If someone only wants to read completed stories, there are a ton of them here. If, on the other hand, you want to be present throughout the (possibly) protracted birth, you can have that too. Personally, I like the latter a whole lot more.
Kaleigh Way
I started only publishing short stories
But then I started writing a story that needed more than a few thousand words so I started publishing it in chapters thinking that the feedback I got in comments would help shape the next chapter. Unfortunately real life got complicated and it takes me months between chapters so no one comments any more. I've learnt my lesson and I will complete or nearly complete other longer works before posting so I can carry an audience with me, I hope.
No hard, and fast rules
You can post an entire novel in a single post, possibly even an entire series.
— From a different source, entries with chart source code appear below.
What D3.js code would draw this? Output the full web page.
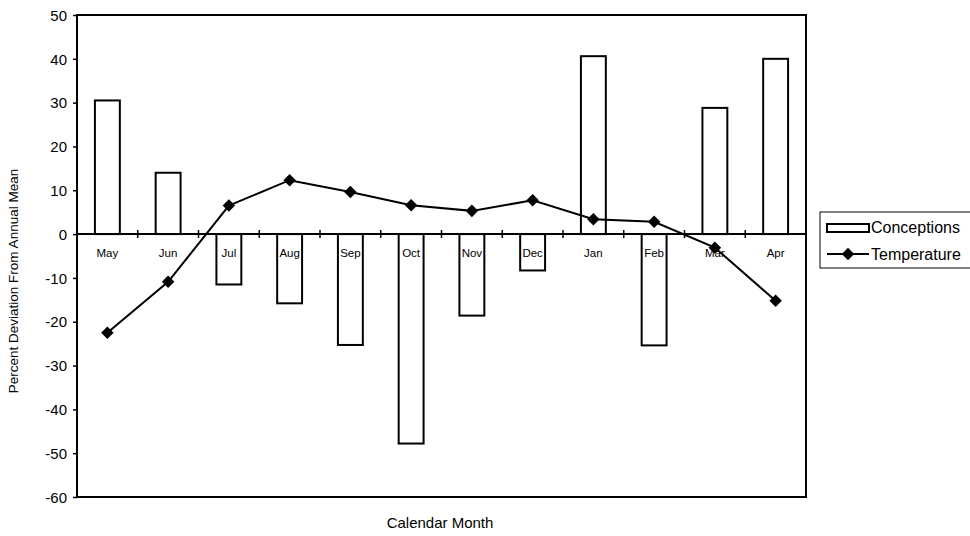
<!DOCTYPE html>
<html><head><meta charset="utf-8">
<script src="https://cdn.jsdelivr.net/npm/d3@7"></script>
<style>body{margin:0;background:#fff}svg{display:block}text{font-family:Arial,"Liberation Sans",sans-serif}</style>
</head><body>
<svg id="c" width="970" height="536"></svg>
<script>
const months = ["May","Jun","Jul","Aug","Sep","Oct","Nov","Dec","Jan","Feb","Mar","Apr"];
const conceptions = [30.5,14,-11.5,-15.8,-25.3,-47.8,-18.6,-8.3,40.6,-25.4,28.8,40.0];
const temperature = [-22.5,-10.9,6.5,12.3,9.6,6.6,5.3,7.7,3.4,2.8,-3.1,-15.2];
const yTicks = [50,40,30,20,10,0,-10,-20,-30,-40,-50,-60];
const seriesNames = ["Conceptions","Temperature"];

const svg = d3.select("#c");
const L = 77, R = 806, T = 15, B = 497;
const x = d3.scaleBand().domain(months).range([L, R]).paddingInner(0.59).paddingOuter(0.295);
const xb = d3.scaleBand().domain(months).range([L, R]);
const y = d3.scaleLinear().domain([-60, 50]).range([B, T]);

// y axis
const yAxis = d3.axisLeft(y).tickValues(yTicks).tickSize(4).tickFormat(d => String(d));
const gy = svg.append("g").attr("transform", `translate(${L},0)`).call(yAxis);
gy.select(".domain").remove();
gy.selectAll(".tick line").attr("stroke","#000").attr("stroke-width",1.5);
gy.selectAll(".tick text").attr("font-size",15).attr("fill","#000").attr("x",-10).attr("dy","0.35em");

// bars
svg.append("g").selectAll("rect").data(months).join("rect")
  .attr("x", d => x(d))
  .attr("width", x.bandwidth())
  .attr("y", (d,i) => y(Math.max(0, conceptions[i])))
  .attr("height", (d,i) => Math.abs(y(conceptions[i]) - y(0)))
  .attr("fill","#fff").attr("stroke","#000").attr("stroke-width",2);

// plot border
svg.append("rect").attr("x",L).attr("y",T).attr("width",R-L).attr("height",B-T)
  .attr("fill","none").attr("stroke","#000").attr("stroke-width",2);

// zero axis with category-boundary ticks
const gx = svg.append("g").attr("transform",`translate(0,${y(0)})`);
gx.append("line").attr("x1",L).attr("x2",R).attr("stroke","#000").attr("stroke-width",2);
gx.selectAll("line.t").data(months.slice(1)).join("line").attr("class","t")
  .attr("x1", d => xb(d)).attr("x2", d => xb(d)).attr("y1",-4).attr("y2",4)
  .attr("stroke","#000").attr("stroke-width",1.5);
gx.selectAll("text").data(months).join("text")
  .attr("x", d => xb(d) + xb.bandwidth()/2).attr("y", 23)
  .attr("text-anchor","middle").attr("font-size",11.5).attr("fill","#000").text(d => d);

// temperature line
const line = d3.line().x((d,i) => xb(months[i]) + xb.bandwidth()/2).y(d => y(d));
svg.append("path").datum(temperature).attr("d", line)
  .attr("fill","none").attr("stroke","#000").attr("stroke-width",2);
const diamond = d3.symbol().type(d3.symbolDiamond2).size(100);
svg.append("g").selectAll("path").data(temperature).join("path")
  .attr("transform", (d,i) => `translate(${xb(months[i]) + xb.bandwidth()/2},${y(d)})`)
  .attr("d", diamond).attr("fill","#000");

// axis titles
svg.append("text").attr("transform",`translate(18,281) rotate(-90)`)
  .attr("text-anchor","middle").attr("font-size",13.5).attr("fill","#000")
  .text("Percent Deviation From Annual Mean");
svg.append("text").attr("x",440).attr("y",528).attr("text-anchor","middle")
  .attr("font-size",15).attr("fill","#000").text("Calendar Month");

// legend
const lg = svg.append("g");
lg.append("rect").attr("x",820).attr("y",212).attr("width",152).attr("height",56)
  .attr("fill","#fff").attr("stroke","#000").attr("stroke-width",1);
lg.append("rect").attr("x",827).attr("y",224).attr("width",42).attr("height",8)
  .attr("fill","#fff").attr("stroke","#000").attr("stroke-width",2);
lg.append("text").attr("x",871).attr("y",233).attr("font-size",16).attr("fill","#000").text(seriesNames[0]);
lg.append("line").attr("x1",827).attr("x2",869).attr("y1",254).attr("y2",254)
  .attr("stroke","#000").attr("stroke-width",2);
lg.append("path").attr("transform","translate(848,254)").attr("d",diamond).attr("fill","#000");
lg.append("text").attr("x",871).attr("y",260).attr("font-size",16).attr("fill","#000").text(seriesNames[1]);
</script>
</body></html>
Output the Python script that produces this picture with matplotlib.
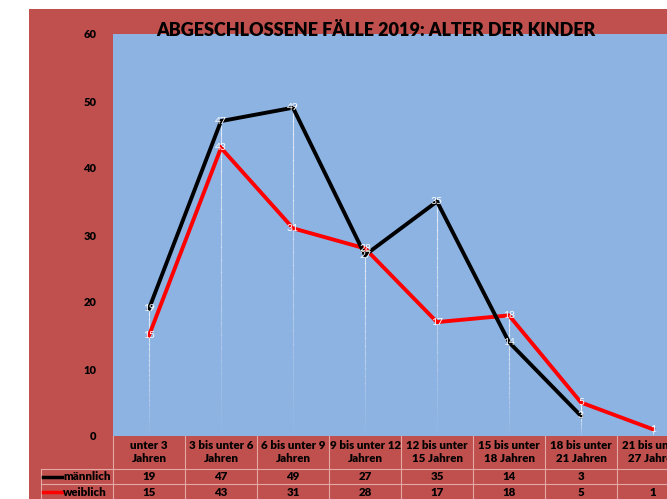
import numpy as np
import matplotlib.pyplot as plt
from matplotlib.patches import Rectangle
from matplotlib.lines import Line2D

kategorien = ["unter 3\nJahren", "3 bis unter 6\nJahren", "6 bis unter 9\nJahren",
              "9 bis unter 12\nJahren", "12 bis unter\n15 Jahren", "15 bis unter\n18 Jahren",
              "18 bis unter\n21 Jahren", "21 bis unter\n27 Jahren"]
maennlich = [19, 47, 49, 27, 35, 14, 3, np.nan]
weiblich = [15, 43, 31, 28, 17, 18, 5, 1]

ROT = "#C0504D"
BLAU = "#8DB3E2"
W, H = 667, 499

plt.rcParams['font.family'] = ['Lato', 'DejaVu Sans']
fig = plt.figure(figsize=(W / 100, H / 100), dpi=100)
fig.patch.set_facecolor("white")


def fx(px):
    return px / W


def fy(py):
    return 1 - py / H


# roter Hintergrund (links und oben weisser Rand)
fig.patches.append(Rectangle((fx(29), 0), 1, fy(9), transform=fig.transFigure,
                             facecolor=ROT, edgecolor="none", zorder=-5))

x0, dx = 113, 72
ax = fig.add_axes([fx(x0), fy(436), fx(dx * 8), fy(34) - fy(436)])
ax.set_zorder(2)
ax.set_facecolor(BLAU)
ax.set_xlim(-0.5, 7.5)
ax.set_ylim(0, 60)
for s in ax.spines.values():
    s.set_visible(False)
ax.set_xticks([])
ax.set_yticks(range(0, 61, 10))
ax.tick_params(axis="y", length=0, pad=12, labelsize=8)
for t in ax.get_yticklabels():
    t.set_fontweight("heavy")
ax.set_ylabel("Anzahl", color="white", fontweight="bold", fontsize=9, labelpad=44)

x = np.arange(len(kategorien))

# Lotlinien mit Verlauf
for i in x:
    top = np.nanmax([maennlich[i], weiblich[i]])
    n = 25
    ys = np.linspace(top, 0, n + 1)
    for k in range(n):
        ax.plot([i, i], [ys[k], ys[k + 1]], color="white", lw=0.8,
                alpha=0.7 * (1 - k / n), zorder=1)

ax.plot(x, weiblich, color="#FF0000", lw=2.8, zorder=3, solid_joinstyle="miter")
ax.plot(x, maennlich, color="black", lw=2.8, zorder=4, solid_joinstyle="miter")

for i in x:
    for v in (maennlich[i], weiblich[i]):
        if not np.isnan(v):
            ax.text(i, v, f"{v:g}", color="white", fontsize=7.5,
                    ha="center", va="center", zorder=5)

fig.text(fx(376), fy(31), "ABGESCHLOSSENE FÄLLE 2019: ALTER DER KINDER",
         ha="center", va="center", fontsize=13, fontweight="heavy", color="black",
         zorder=10)

# Datentabelle
grid = "#E2A9A7"
rows_y = [436, 469, 484, 499]
for gx in range(9):
    xx = x0 + gx * dx
    fig.lines.append(Line2D([fx(xx)] * 2, [fy(436), fy(499)], transform=fig.transFigure,
                            color=grid, lw=0.8))
fig.lines.append(Line2D([fx(41)] * 2, [fy(469), fy(499)], transform=fig.transFigure,
                        color=grid, lw=0.8))
for ry in rows_y[1:3]:
    fig.lines.append(Line2D([fx(41), 1.1], [fy(ry)] * 2, transform=fig.transFigure,
                            color=grid, lw=0.8))

for i, kat in enumerate(kategorien):
    cx = x0 + dx * (i + 0.5)
    fig.text(fx(cx), fy(452), kat, ha="center", va="center", fontsize=8.3,
             fontweight="heavy", linespacing=1.3)
    for row, serie in ((476.5, maennlich), (492, weiblich)):
        if not np.isnan(serie[i]):
            fig.text(fx(cx), fy(row), f"{serie[i]:g}", ha="center", va="center",
                     fontsize=8.3, fontweight="heavy")

for row, name, col in ((476.5, "männlich", "black"), (492, "weiblich", "#FF0000")):
    fig.lines.append(Line2D([fx(43), fx(62)], [fy(row)] * 2, transform=fig.transFigure,
                            color=col, lw=2.5))
    fig.text(fx(63), fy(row), name, ha="left", va="center", fontsize=8.3,
             fontweight="heavy")

fig.savefig("out.png", dpi=100, facecolor=fig.get_facecolor())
I've not seen any indication that there's an actual size limit.
It's likely there is a maximum post size limit, but you're only likely to run foul of it, if your post includes lots of high quality images.
Text takes up little bandwidth in comparison to images, and I've seen some large novels in single posts, some with a "book cover" image.
Not many works on BCTS have multiple images in a post
Most authors will post a single chapter, every 4 to 7 days, even when they have the entire novel written.
That's for the front page exposure reasons mentioned in several other posts.
This is written by site admin Piper, and explains the sites actual front page system, if maximum front page exposure is what you desire.
We Aint Got No, algorithm.... | BigCloset TopShelf
I think the front page exposure is rather overrated myself, but I will only read completed works, and I never read them as they are posted.
When I do find a good new author, I will go to their Author Page, and see what else they have written.
I'm likely not a typical user though.
Dark Elven Sissy Slut – Uhuru N’Uru
It has been quite a while for me
So please understand my memory is rather hazy at best.
If I recall correctly you cannot post more then 2 submissions a day, the additionals will be removed.
I do know there is a key thingy for it you have to add that instigates a 'passing to next chapter' thingy i dunno it has been quite a while
Hope I have been helpful
With Love and Light, and Smiles so Bright!